その世界の聖地の写真展が銀座で開催された時、伊勢神宮でその年から8年かけて式年遷宮があるので写真を撮るように勧められ、伊勢神宮に案内されました。神域に足を一歩踏み入れた瞬間、涙が止まらなかったそうです。大切なものに出逢えたと直感し、その後完全英語版の写真集「Ise Jingu and the Origins of Japan」が出版されました。

引き続き、導かれて出羽三山の撮影を依頼され、写真集「日月巡礼 出羽三山」が出版されました。
出羽三山とは峰続きの羽黒山、月山、湯殿山の総称。羽黒修験道では、羽黒山は現世、月山は死後の世界、湯殿山は来世と言われ、山伏の方々は現世の自分を葬り、白装束を付けて山で無心に修行し、天地のエネルギーを頂き、擬死再生によって、新しい自分に生まれ変わるそうです。

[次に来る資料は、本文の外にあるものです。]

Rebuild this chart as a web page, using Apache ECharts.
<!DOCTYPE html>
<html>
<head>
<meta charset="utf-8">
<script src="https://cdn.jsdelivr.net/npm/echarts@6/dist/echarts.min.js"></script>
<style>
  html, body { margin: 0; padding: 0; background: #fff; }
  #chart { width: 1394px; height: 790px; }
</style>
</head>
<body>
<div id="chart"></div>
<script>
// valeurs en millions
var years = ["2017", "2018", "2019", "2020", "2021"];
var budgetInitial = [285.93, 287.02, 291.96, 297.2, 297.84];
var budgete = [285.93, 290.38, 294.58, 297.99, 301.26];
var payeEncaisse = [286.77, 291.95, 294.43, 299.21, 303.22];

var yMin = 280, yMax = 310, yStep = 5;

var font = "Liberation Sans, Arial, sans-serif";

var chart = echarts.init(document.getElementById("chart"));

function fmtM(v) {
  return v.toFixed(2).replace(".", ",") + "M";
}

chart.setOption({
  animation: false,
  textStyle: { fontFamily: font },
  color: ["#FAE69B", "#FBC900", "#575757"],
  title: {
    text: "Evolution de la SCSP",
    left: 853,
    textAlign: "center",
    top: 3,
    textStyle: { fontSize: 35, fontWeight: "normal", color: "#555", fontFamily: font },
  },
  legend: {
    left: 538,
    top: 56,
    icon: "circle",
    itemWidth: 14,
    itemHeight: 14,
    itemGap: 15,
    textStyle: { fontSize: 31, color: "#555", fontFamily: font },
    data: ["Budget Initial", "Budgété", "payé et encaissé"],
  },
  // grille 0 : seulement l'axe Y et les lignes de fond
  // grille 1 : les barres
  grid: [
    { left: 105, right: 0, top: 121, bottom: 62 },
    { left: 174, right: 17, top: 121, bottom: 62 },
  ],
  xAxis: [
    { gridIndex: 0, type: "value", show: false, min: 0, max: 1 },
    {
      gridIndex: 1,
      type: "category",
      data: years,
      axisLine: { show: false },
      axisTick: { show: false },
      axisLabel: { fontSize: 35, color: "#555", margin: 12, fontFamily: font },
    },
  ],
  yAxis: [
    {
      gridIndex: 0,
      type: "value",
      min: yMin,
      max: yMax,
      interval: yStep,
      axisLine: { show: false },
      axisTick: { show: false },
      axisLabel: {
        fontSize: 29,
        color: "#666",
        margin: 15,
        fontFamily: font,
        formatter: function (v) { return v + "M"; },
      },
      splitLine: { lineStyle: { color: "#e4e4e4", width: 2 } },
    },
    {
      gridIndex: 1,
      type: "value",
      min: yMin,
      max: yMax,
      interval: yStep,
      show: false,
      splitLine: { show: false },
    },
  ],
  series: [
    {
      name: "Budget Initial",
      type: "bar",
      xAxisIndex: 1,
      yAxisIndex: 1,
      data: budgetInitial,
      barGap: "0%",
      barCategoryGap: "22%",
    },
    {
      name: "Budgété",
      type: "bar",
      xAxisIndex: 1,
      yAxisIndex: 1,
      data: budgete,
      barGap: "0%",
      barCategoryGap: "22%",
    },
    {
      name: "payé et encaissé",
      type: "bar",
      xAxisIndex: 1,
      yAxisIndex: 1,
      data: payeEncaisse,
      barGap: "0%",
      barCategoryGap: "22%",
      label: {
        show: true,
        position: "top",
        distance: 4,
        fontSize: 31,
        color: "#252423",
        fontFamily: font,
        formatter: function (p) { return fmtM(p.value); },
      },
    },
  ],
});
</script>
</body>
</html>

稲田さんが撮る写真は、堂々としていて、力強く、自然の息吹が感じられ、荘厳で、神秘的で美しく、そして優しさもあり、心の底から感動します。そして何度も繰り返し、見入ってしまい、心癒されます。
稲田さんは、出羽三山撮影時、天気が悪い時でも写真を撮るために入り、道なき道を歩き、祈りの地を撮影したそうです。夜、七色の光が二重に輝く神秘の月が月山の頂上に出現した時も、周りの皆さんが怖がる中、ひとりで行って、撮影を行いました。
別の日には、月山の山頂で出現したブロッケン現象を撮りました。その虹の中に浮かぶ影は自分の影なのだそうです。稲田さんは、自分の人生と同じで、自分のものは自分にしか見えないとおっしゃっています。

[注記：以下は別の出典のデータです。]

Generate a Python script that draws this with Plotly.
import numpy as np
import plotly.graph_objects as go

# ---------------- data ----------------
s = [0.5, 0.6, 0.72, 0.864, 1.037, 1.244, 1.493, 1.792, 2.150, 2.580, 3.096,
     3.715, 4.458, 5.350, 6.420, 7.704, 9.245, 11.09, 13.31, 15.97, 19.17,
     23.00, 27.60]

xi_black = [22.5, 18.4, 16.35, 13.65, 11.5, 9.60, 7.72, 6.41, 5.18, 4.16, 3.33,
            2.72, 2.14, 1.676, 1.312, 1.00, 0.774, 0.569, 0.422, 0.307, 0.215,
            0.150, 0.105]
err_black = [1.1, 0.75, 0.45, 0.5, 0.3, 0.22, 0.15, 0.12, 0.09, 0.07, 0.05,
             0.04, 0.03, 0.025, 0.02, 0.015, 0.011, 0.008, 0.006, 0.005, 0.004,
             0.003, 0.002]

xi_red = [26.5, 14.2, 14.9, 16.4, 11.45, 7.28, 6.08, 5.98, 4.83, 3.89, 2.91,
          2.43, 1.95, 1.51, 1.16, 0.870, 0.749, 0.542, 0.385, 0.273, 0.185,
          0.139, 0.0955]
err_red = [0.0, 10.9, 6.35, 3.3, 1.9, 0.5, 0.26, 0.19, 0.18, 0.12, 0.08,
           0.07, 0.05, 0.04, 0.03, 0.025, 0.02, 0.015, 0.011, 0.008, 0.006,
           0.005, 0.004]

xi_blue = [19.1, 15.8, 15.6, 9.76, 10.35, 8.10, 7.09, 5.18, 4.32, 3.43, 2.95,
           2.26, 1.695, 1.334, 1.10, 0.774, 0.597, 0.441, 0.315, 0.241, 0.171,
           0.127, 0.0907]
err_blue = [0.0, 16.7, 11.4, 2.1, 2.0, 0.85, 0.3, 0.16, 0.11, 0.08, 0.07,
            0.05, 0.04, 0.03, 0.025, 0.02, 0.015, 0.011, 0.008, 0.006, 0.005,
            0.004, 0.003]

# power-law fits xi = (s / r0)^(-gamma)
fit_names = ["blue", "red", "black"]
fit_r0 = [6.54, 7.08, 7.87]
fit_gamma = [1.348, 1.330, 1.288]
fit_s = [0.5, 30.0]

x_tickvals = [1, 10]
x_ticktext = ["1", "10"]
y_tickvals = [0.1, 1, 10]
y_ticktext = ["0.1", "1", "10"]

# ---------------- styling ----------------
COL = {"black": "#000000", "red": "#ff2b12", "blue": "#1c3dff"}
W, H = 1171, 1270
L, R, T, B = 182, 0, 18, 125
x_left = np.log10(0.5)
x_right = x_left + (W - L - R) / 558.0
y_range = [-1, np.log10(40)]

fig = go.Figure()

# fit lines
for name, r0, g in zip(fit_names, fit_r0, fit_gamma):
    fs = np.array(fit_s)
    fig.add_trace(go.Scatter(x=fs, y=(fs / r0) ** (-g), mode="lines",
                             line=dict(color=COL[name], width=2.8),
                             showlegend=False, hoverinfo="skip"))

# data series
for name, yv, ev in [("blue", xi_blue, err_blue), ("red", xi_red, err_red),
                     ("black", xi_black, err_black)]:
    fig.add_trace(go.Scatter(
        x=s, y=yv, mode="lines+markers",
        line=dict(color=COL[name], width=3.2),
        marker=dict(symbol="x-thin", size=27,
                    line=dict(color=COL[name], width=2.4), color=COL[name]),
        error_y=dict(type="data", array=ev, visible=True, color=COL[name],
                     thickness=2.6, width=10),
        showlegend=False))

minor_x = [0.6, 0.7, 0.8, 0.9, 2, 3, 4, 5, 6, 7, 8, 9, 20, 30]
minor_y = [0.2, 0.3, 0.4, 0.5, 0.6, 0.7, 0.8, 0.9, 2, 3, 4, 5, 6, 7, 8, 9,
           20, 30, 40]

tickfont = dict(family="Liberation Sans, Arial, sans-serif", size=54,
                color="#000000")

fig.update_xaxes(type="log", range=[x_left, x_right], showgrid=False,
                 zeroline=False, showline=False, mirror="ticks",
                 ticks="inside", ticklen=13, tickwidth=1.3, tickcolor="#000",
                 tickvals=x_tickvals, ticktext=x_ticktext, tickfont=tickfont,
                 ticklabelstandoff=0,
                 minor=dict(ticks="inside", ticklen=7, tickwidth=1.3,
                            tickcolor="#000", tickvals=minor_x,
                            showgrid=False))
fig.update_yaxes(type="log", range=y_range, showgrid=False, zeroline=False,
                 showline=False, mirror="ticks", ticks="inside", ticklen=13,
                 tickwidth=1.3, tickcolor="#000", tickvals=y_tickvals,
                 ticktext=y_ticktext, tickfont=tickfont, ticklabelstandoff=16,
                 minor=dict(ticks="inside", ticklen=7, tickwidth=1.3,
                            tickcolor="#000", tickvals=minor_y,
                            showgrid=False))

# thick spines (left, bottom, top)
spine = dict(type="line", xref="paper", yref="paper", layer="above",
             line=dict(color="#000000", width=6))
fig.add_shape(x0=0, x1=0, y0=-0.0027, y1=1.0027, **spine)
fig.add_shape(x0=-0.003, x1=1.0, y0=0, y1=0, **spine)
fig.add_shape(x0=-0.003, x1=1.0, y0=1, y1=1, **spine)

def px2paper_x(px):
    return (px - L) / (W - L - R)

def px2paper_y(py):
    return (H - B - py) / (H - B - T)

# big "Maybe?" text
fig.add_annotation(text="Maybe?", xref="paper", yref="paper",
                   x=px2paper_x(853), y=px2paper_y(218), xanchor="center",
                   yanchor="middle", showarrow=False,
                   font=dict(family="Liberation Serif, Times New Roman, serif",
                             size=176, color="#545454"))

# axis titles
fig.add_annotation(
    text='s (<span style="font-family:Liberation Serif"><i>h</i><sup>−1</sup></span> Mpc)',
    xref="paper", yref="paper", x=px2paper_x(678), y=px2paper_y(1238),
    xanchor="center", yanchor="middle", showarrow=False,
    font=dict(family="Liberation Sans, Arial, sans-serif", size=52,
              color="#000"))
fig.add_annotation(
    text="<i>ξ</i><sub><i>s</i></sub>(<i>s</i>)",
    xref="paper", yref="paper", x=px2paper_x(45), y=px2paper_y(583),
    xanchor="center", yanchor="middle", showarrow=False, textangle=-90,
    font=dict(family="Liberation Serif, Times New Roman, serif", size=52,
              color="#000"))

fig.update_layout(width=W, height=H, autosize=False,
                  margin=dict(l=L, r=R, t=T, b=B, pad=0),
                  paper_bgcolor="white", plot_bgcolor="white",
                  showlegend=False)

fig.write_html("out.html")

出羽三山の旅はちょうどJR東日本のコマーシャルで身近になっていますが、稲田さんが私達でも行けるお勧めのコースを教えてくださいました。
月山は、8合目までバスで行けて、後は平らな所を歩くだけなので、7月初めから終わりまで、高山植物、水芭蕉、エーデルワイズがあちこちに咲いていて、お勧めだとのこと。10月10日頃の美しい紅葉は志津温泉からペアリフトで行けるのでこれもお勧めとのこと。羽黒山の国宝五重塔は、今年11月30日までは一般公開しており、中に入れるそうです。
尚、来年は東京でも出羽三山の写真展が開催されるようです。これも大変楽しみです。
(AFS13期 中山久子)


稲田美織さんは、撮りためた聖地の写真を日本、ニューヨークをはじめ、モナコ、イスラエル、ヨーロッパなどの美術館、ギャラリーで展示、世界中で講演会や様々な媒体に出演、出版などで活躍。2015年神道文化功労賞を受賞。2016年伊勢志摩サミットでは英語版「Ise Jingu and the Origins of Japan」がG7の首脳陣に公式に渡されました。
著書に「聖地へ 神々の大地に祈る」(小学館)「水と森の聖地、伊勢神宮」(小学館)「伊勢神宮、水のいのち、稲のいのち、木のいのち」(亜紀書房)「奇跡に出逢える世界の聖地」(小学館)「日月巡礼 出羽三山」(小学館)などがある他、新聞、テレビ、雑誌など多くの媒体でも紹介されています。